All he could hear was the shower running, and Penny channelling her inner Nellie Forbush from the musical South Pacific. He frantically searched for a phone - any phone - in the desperate hope of calling 911, but to no avail. He simply couldn't find one.

Leonard's wheezing was getting more pronounced and he started to cough profusely. He could feel the palpitations as his heart began to race. His chest felt tighter by the second and it took concentrated effort just to catch a single breath. He started to sweat uncontrollably, and an anxiety set in like none he had ever felt before in his life: the real fear that he was actually going to die. He stumbled out of the bedroom and into the living room, hoping to make it to apartment 4A to get help, but he collapsed on his way to the front door.


Penny eventually came out of the bathroom, hair wet, and wrapped in a towel. The shower had been invigorating. She changed into her pink robe and walked out of the bedroom. As she did, she found Leonard lying next to the sofa, barely breathing. He was pale and clammy, and a bluish discoloration was beginning to envelope his lips and face.

Cyanosis

Penny felt for his pulse but she could scarcely feel a thing. Interestingly enough, pulses (like light, as Leonard had once told her) can act as paradoxes too. Lower on inspiration, higher on expiration. Chest movements can behave in the exact same way. In any event, both were not good signs.

Penny had taken a CPR course since it was a mandatory part of her hiring at the pharmaceutical company. "A, B, C," her instructor had told her. "Airway. Breathing. Circulation. In that order, they are the keys to resuscitation. Always start with the airway as it is the gateway to the single most important thing everyone needs in life."

Oxygen

"Remember your ABC's indeed," Penny told herself as she sniggered.

She leaned down over Leonard and repositioned his head. She opened his mouth, then her own, and took a deep breath. She expelled the air from her lungs directly into his mouth. And just as she had easily anticipated, her breaths were only met with resistance. It was confirmation that Leonard's bronchial passages had severely narrowed, allowing little air into or out of his lungs. Penny knew there was only one thing now that could possibly save him.

Bronchodilators

However, she also knew Leonard's salbutamol inhaler was absolutely and completely empty, as she had drained it of its medicinal contents three hours before.

Leonard was essentially unconscious at this point with no ability to communicate. He did feel Penny's mouth on his again in what he mistakenly assumed would be an attempt at a rescue breath. But it felt different - much more like a kiss than anything else.

And then he heard it.

In fact, it would be the last thing Leonard ever heard. It was Penny's voice, barely a whisper, directed intentionally towards his ear.
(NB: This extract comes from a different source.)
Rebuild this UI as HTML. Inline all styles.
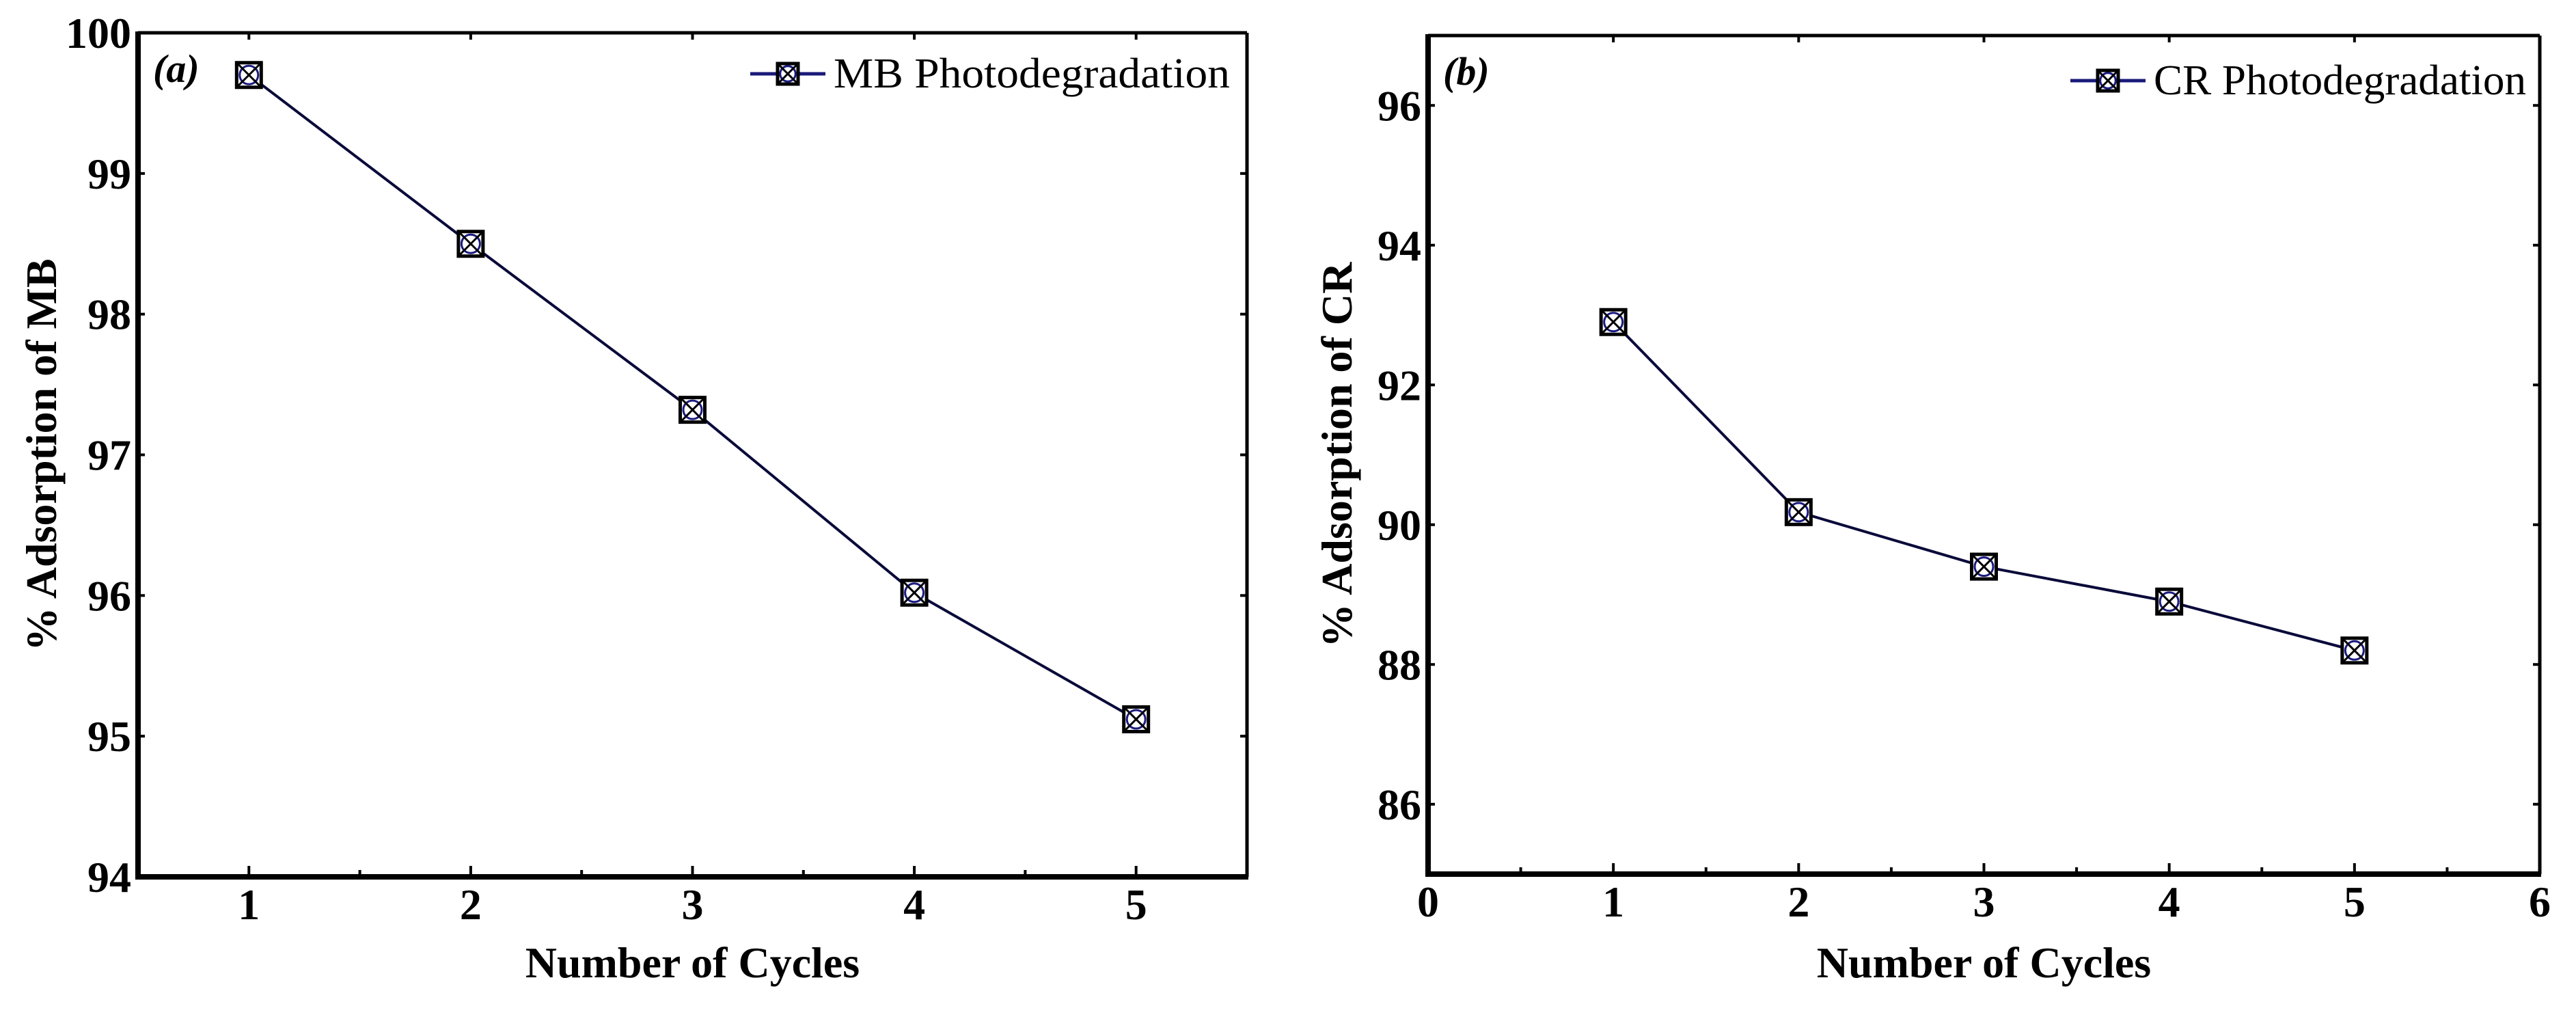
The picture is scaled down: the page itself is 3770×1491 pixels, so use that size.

The word she spoke was clear, concise, and undeniably…. spelled correctly.

"A-s-t-h-m-a."

The End

Addendum: I should note that in 2010 the American Heart Association and the International Liaison Committee on Resuscitation changed their guidelines and now advocate circulation, airway, breathing as the protocol to be followed, in most cases, for basic cardiac life support. However, the mnemonic CAB just doesn't work as well as ABC in the context of this story, so I used the previous standard.